Whether you live with an alcoholic addictive person, or just someone who acts like one, with dry drunk, stinkin thinkin bully behavior, detachment is the key. To detach means to disconnect, get unstuck from, stay away from, avoid, ignore and tune out behavior which is sick and crazy. Detachment is the opposite of co-dependence and enabling behavior. Here is a guide to detachment from sick behavior, crazy behavior, bullying alcoholic addictive behavior.
Don’t accept excuses for bullying alcoholic addictive behavior: Set clear boundaries about what you will believe, trust and accept in behavior. Did the alcoholic bully break a promise? Call him on it. Don’t sit there feeling hurt; say something. ‘Hey, it’s our anniversary. What happened to our date?’. ‘You said you would fix this door Saturday. What happened?’ When promises get broken repeatedly, don’t hesitate to say, ‘I’ll believe it when I see it’. or ‘You said that last time’. It won’t magically make him keep promises; in fact he may get angry and break more promises to spite you. The issue is that you are setting boundaries and not buying into crazy behavior.
Try to stay calm: It isn’t necessary to show anger. If you feel anger, that’s okay. If you stay calm, you will feel better about yourself, though. Responding in anger can be a co-dependent behavior. You have allowed the alcoholic bully to ‘get your goat’ and rile you. I don’t like the way I feel when I allow crazy behavior to determine the way I act. I like to be proactive, not reactive.
Don’t make excuses for bullying addictive behavior: Some of us don’t even make the alcoholic addictive bully think up his own excuses. We’ve got one ready for him. You don’t have to cover for, make up for, defend or lie for alcoholic behavior. He got drunk and didn’t call him mother like he promised. Don’t make up excuses. When she calls, hand the phone to him and let him talk his way out of it. No need to get angry and no need to get involved.

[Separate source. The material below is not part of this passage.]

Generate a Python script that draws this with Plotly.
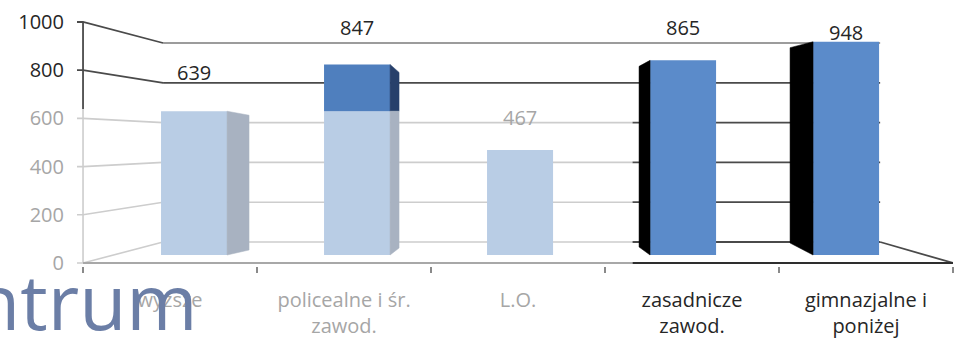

Don’t respond to his every demand, command, request for help: For years, whenever someone needed my help, I’ve bent over backwards. All that got me was a sore back and people depending on me to think for them. I’ve gotten very good at forgetting where things are and not jumping to do for others what they can and should do for themselves. Here’s a motto I like: ‘Poor planning on your part does not constitute an emergency on my part’.
Don’t expect a grateful response to your detachment. Don’t expect that he will turn over a new leaf and quit acting like a jerk because you tried something new. In fact, he’ll probably act worse because you dared to call him on a broken promise. But don’t just sit there hurting, biting your tongue and hoping he’ll notice. He won’t.
Do what you need to do to take care of yourself. Call a friend. Go to lunch. Take the kids to a hotel for the weekend. Don’t let the fear of spending money and him getting angry stop you. He found money for the booze, lottery tickets, etc. He’ll manage. I always say, when I have to use this, ‘well, if the atmosphere was more peaceful and happy, I might not seek more pleasant places.’